((

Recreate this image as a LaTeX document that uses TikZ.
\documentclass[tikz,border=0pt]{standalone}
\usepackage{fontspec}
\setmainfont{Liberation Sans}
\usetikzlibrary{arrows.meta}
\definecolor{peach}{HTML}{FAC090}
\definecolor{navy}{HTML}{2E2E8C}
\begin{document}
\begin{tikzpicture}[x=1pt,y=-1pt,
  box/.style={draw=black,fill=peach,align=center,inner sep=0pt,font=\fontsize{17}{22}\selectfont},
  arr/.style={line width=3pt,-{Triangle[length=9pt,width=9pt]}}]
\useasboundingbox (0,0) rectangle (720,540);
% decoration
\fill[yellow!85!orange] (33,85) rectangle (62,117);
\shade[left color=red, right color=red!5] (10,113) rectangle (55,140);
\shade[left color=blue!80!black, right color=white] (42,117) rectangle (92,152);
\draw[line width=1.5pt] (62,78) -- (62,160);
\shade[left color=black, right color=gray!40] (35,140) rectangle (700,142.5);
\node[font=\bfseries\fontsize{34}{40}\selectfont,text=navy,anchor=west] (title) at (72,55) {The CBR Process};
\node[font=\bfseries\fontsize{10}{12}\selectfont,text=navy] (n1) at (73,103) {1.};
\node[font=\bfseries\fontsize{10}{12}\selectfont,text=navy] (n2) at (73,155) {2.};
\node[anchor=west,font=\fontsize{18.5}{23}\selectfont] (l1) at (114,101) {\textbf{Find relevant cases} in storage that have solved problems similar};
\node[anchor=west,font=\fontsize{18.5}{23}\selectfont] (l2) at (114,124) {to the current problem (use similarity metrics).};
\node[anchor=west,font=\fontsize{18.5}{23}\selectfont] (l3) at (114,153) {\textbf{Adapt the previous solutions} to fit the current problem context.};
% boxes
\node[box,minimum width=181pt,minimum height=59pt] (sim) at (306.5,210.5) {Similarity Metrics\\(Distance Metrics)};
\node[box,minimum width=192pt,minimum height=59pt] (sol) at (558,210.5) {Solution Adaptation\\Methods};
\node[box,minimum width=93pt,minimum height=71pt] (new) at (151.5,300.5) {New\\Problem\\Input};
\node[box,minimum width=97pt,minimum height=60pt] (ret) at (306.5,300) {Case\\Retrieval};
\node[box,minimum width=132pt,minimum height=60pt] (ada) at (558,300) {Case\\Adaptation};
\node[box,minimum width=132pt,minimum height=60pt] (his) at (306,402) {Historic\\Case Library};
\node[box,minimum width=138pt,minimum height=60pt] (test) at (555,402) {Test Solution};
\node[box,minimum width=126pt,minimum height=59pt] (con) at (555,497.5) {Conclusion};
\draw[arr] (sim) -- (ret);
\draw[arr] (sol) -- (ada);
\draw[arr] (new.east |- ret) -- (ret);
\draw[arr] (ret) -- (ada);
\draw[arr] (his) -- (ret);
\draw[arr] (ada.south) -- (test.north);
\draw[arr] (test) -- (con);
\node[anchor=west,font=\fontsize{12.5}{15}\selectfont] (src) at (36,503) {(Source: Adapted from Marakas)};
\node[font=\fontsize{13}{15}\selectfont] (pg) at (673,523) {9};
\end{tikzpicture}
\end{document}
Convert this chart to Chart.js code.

))

Instructions for the task: Repeat the data precisely, line by line.

Answer to this exercise:
Recreate this image as a LaTeX document that uses TikZ.
\documentclass[tikz,border=0pt]{standalone}
\usepackage{fontspec}
\setmainfont{Liberation Sans}
\usetikzlibrary{arrows.meta}
\definecolor{peach}{HTML}{FAC090}
\definecolor{navy}{HTML}{2E2E8C}
\begin{document}
\begin{tikzpicture}[x=1pt,y=-1pt,
  box/.style={draw=black,fill=peach,align=center,inner sep=0pt,font=\fontsize{17}{22}\selectfont},
  arr/.style={line width=3pt,-{Triangle[length=9pt,width=9pt]}}]
\useasboundingbox (0,0) rectangle (720,540);
% decoration
\fill[yellow!85!orange] (33,85) rectangle (62,117);
\shade[left color=red, right color=red!5] (10,113) rectangle (55,140);
\shade[left color=blue!80!black, right color=white] (42,117) rectangle (92,152);
\draw[line width=1.5pt] (62,78) -- (62,160);
\shade[left color=black, right color=gray!40] (35,140) rectangle (700,142.5);
\node[font=\bfseries\fontsize{34}{40}\selectfont,text=navy,anchor=west] (title) at (72,55) {The CBR Process};
\node[font=\bfseries\fontsize{10}{12}\selectfont,text=navy] (n1) at (73,103) {1.};
\node[font=\bfseries\fontsize{10}{12}\selectfont,text=navy] (n2) at (73,155) {2.};
\node[anchor=west,font=\fontsize{18.5}{23}\selectfont] (l1) at (114,101) {\textbf{Find relevant cases} in storage that have solved problems similar};
\node[anchor=west,font=\fontsize{18.5}{23}\selectfont] (l2) at (114,124) {to the current problem (use similarity metrics).};
\node[anchor=west,font=\fontsize{18.5}{23}\selectfont] (l3) at (114,153) {\textbf{Adapt the previous solutions} to fit the current problem context.};
% boxes
\node[box,minimum width=181pt,minimum height=59pt] (sim) at (306.5,210.5) {Similarity Metrics\\(Distance Metrics)};
\node[box,minimum width=192pt,minimum height=59pt] (sol) at (558,210.5) {Solution Adaptation\\Methods};
\node[box,minimum width=93pt,minimum height=71pt] (new) at (151.5,300.5) {New\\Problem\\Input};
\node[box,minimum width=97pt,minimum height=60pt] (ret) at (306.5,300) {Case\\Retrieval};
\node[box,minimum width=132pt,minimum height=60pt] (ada) at (558,300) {Case\\Adaptation};
\node[box,minimum width=132pt,minimum height=60pt] (his) at (306,402) {Historic\\Case Library};
\node[box,minimum width=138pt,minimum height=60pt] (test) at (555,402) {Test Solution};
\node[box,minimum width=126pt,minimum height=59pt] (con) at (555,497.5) {Conclusion};
\draw[arr] (sim) -- (ret);
\draw[arr] (sol) -- (ada);
\draw[arr] (new.east |- ret) -- (ret);
\draw[arr] (ret) -- (ada);
\draw[arr] (his) -- (ret);
\draw[arr] (ada.south) -- (test.north);
\draw[arr] (test) -- (con);
\node[anchor=west,font=\fontsize{12.5}{15}\selectfont] (src) at (36,503) {(Source: Adapted from Marakas)};
\node[font=\fontsize{13}{15}\selectfont] (pg) at (673,523) {9};
\end{tikzpicture}
\end{document}
Convert this chart to Chart.js code.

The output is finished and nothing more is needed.